The miasma of information I’d gathered but hadn’t yet assimilated about The New Yorker came together after Ronan Farrow and Andrew Marantz published a detailed profile of Sam Altman. I read it all, then read the interview transcript of Farrow’s appearance on the excellent Decoder podcast with Nilay Patel of The Verge. Since then, I’ve read The New Yorker’s Wikipedia page, poked through their archives, saved the landmark “Hiroshima” report from 1946 to read later, and recently followed a link to the hilarious “Coyote V. Acme” piece.1

I’ve tried tracing my awareness of The New Yorker before I intentionally began to learn more. In no particular order:

  • George Saunders is outstanding, and he regularly contributes fiction to The New Yorker.
  • I appreciate John Gruber over at Daring Fireball, and he appreciates The New Yorker. I read his coverage of their style guide changes, and notice when he links to other pieces published there.
  • Speaking of style guides, The New Yorker is delightfully quirky while also being steady and thoughtful in its approach. In the few pieces I’ve read over the years, it’s impossible to ignore the unusual spelling, the diaeresis marks (e.g., coöperative), and hyphenation decisions.
  • Their comics are iconic.
  • Their covers are also iconic, even if I didn’t fully get them without the broader context of the magazine’s history and style.
  • I probably used to think it had some meaningful connection to The New York Times. Eventually, learning that isn’t the case helped improve my estimation.
  • They capably publish a mixture of journalism, opinion essays, fiction, and other pieces that defy classification. This breadth without sacrificing quality is commendable.

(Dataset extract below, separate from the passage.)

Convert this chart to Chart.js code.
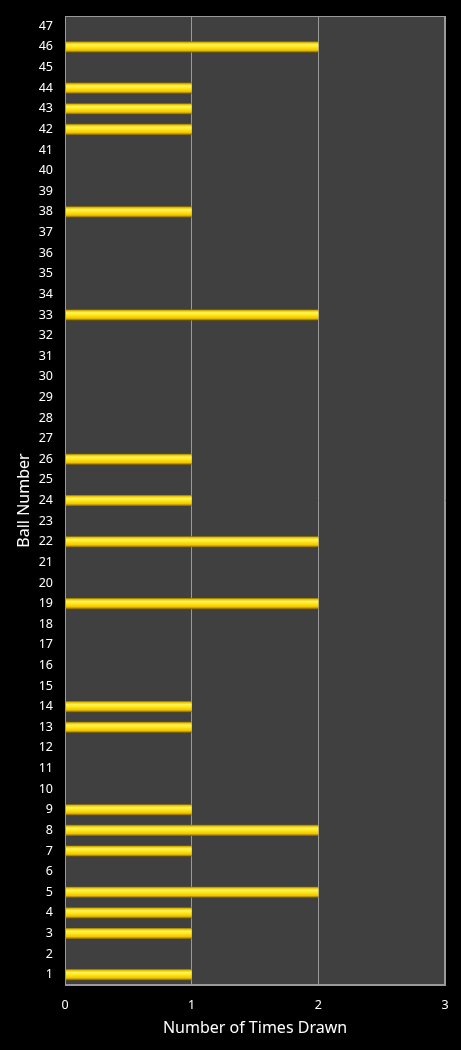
<!DOCTYPE html>
<html><head><meta charset="utf-8">
<script src="https://cdn.jsdelivr.net/npm/chart.js@4"></script>
<style>html,body{margin:0;padding:0;background:#000;}#wrap{width:461px;height:1050px;}</style>
</head><body><div id="wrap"><canvas id="c"></canvas></div>
<script>
const ballNumbers = [];
for (let i = 1; i <= 47; i++) ballNumbers.push(String(i));
const timesDrawn = [1,0,1,1,2,0,1,2,1,0,0,0,1,1,0,0,0,0,2,0,0,2,0,1,0,1,0,0,0,0,0,0,2,0,0,0,0,1,0,0,0,1,1,1,0,2,0];
const xTicks = [0,1,2,3];

const plotBg = {
  id:'plotBg',
  beforeDraw(chart){
    const {ctx, chartArea:a} = chart;
    ctx.save(); ctx.fillStyle='#000'; ctx.fillRect(0,0,chart.width,chart.height);
    ctx.fillStyle='#404040'; ctx.fillRect(a.left,a.top,a.right-a.left,a.bottom-a.top); ctx.restore();
  }
};

function barFill(c){
  const chart = c.chart;
  if (!chart.chartArea || c.dataIndex === undefined) return '#ffd700';
  const y = chart.scales.y.getPixelForValue(c.dataIndex);
  const h = 11;
  const g = chart.ctx.createLinearGradient(0, y - h/2, 0, y + h/2);
  g.addColorStop(0, '#8a6c00');
  g.addColorStop(0.12, '#e8c400');
  g.addColorStop(0.3, '#fff35a');
  g.addColorStop(0.5, '#ffe81a');
  g.addColorStop(0.8, '#f0c400');
  g.addColorStop(1, '#7a5c00');
  return g;
}

new Chart(document.getElementById('c'), {
  type:'bar',
  data:{labels: ballNumbers, datasets:[{data: timesDrawn, backgroundColor: barFill, borderWidth:0, categoryPercentage:1, barPercentage:0.54}]},
  options:{
    indexAxis:'y', responsive:true, maintainAspectRatio:false, animation:false,
    layout:{padding:{left:0,right:16,top:16,bottom:0}},
    plugins:{legend:{display:false}, tooltip:{enabled:false}},
    scales:{
      x:{min:0,max:3,
        afterBuildTicks(s){ s.ticks = xTicks.map(v=>({value:v})); },
        afterFit(s){ s.height = 65; s.paddingLeft = 0; s.paddingRight = 0; },
        grid:{color:'#9a9a9a', lineWidth:1, drawTicks:false},
        border:{display:true,color:'#9a9a9a'},
        ticks:{color:'#ffffff', padding:13, font:{family:'Noto Sans', size:12.5}},
        title:{display:true, text:'Number of Times Drawn', color:'#ffffff', font:{family:'Noto Sans', size:16}, padding:{top:4,bottom:12}}
      },
      y:{reverse:true,
        afterFit(s){ s.width = 65; s.paddingTop = 0; s.paddingBottom = 0; },
        grid:{display:false, drawTicks:false},
        border:{display:true,color:'#9a9a9a'},
        ticks:{color:'#ffffff', padding:12, autoSkip:false, font:{family:'Noto Sans', size:12.5}},
        title:{display:true, text:'Ball Number', color:'#ffffff', font:{family:'Noto Sans', size:16}, padding:{top:15,bottom:0}}
      }
    }
  },
  plugins:[plotBg, {
    id:'frame',
    afterDraw(chart){
      const {ctx, chartArea:a} = chart;
      ctx.save(); ctx.strokeStyle='#9a9a9a'; ctx.lineWidth=1;
      ctx.strokeRect(Math.round(a.left)+0.5, Math.round(a.top)+0.5, Math.round(a.right-a.left)-1, Math.round(a.bottom-a.top)-1);
      ctx.restore();
    }
  }]
});
</script></body></html>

None of this was enough to fully capture my attention. But reading 17,000 words by Farrow and Marantz, followed by Farrow thoughtfully expanding on his approach on Decoder, established Farrow as an important representation of The New Yorker’s journalism arm and spoke to the magazine’s ethos. A publication that can allow a reporter to spend two years on this story while maintaining an influential role in modern literature (and humor) is well worth my attention.

So, I dove in deep. I was most impacted by discovering the reputation of their fact-checking operation. What a refreshing and admirable focus they’ve maintained through a difficult time for honest media. They provide thoroughly researched journalism that, being in a magazine, does not bluster, trying to convince us it’s breaking news. It’s methodical and takes a stance on what’s important. But, sometimes life is too difficult to look at directly. In those cases, The New Yorker can hold a mirror to the world with well-reasoned essays. Go a step beyond, and enjoy the funhouse look via comics and fiction.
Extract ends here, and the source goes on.